[Task description]
Find each line with the string "Reproduce" and copy it.

[Extracted entries]
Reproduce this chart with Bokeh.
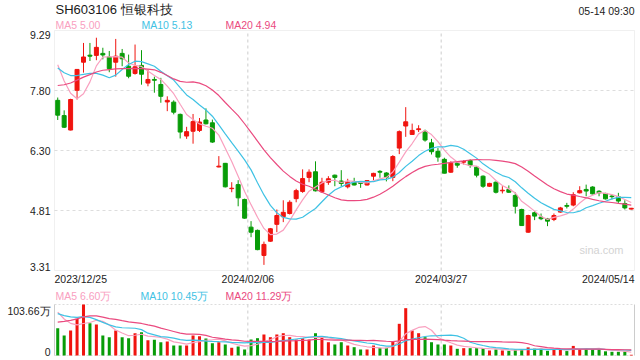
* * *
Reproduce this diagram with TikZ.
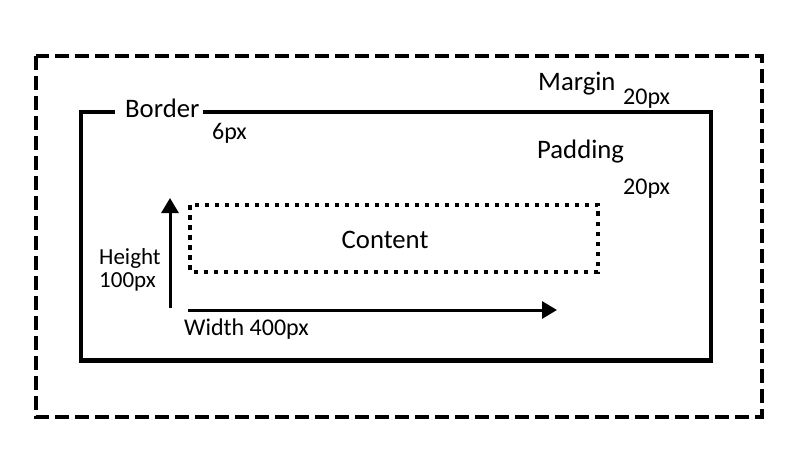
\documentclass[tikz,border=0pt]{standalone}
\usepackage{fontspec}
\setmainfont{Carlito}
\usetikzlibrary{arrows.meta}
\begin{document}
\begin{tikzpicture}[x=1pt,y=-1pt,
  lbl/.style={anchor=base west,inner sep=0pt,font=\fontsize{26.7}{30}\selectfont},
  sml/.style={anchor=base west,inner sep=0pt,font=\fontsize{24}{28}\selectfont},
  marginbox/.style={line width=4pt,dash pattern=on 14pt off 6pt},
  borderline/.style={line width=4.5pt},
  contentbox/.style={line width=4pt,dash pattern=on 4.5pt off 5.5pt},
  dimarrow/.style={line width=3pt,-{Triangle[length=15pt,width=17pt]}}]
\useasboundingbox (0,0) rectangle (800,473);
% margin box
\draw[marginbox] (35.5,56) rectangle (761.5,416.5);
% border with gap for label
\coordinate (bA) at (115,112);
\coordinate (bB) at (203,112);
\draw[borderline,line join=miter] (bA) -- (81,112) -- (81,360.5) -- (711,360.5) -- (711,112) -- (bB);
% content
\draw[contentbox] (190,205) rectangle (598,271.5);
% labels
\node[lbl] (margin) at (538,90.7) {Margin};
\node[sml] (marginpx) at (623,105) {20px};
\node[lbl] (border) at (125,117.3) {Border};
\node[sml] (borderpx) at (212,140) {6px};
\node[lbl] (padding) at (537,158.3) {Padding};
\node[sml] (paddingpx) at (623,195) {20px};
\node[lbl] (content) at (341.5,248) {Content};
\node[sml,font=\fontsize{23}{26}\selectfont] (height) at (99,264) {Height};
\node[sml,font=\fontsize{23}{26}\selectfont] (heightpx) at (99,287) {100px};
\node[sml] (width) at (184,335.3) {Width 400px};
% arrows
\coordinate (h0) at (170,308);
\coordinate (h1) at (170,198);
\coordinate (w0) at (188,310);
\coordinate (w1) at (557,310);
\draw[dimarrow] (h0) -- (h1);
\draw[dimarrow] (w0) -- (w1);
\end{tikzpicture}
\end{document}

[Written response]
Reproduce this chart with Bokeh.
Reproduce this diagram with TikZ.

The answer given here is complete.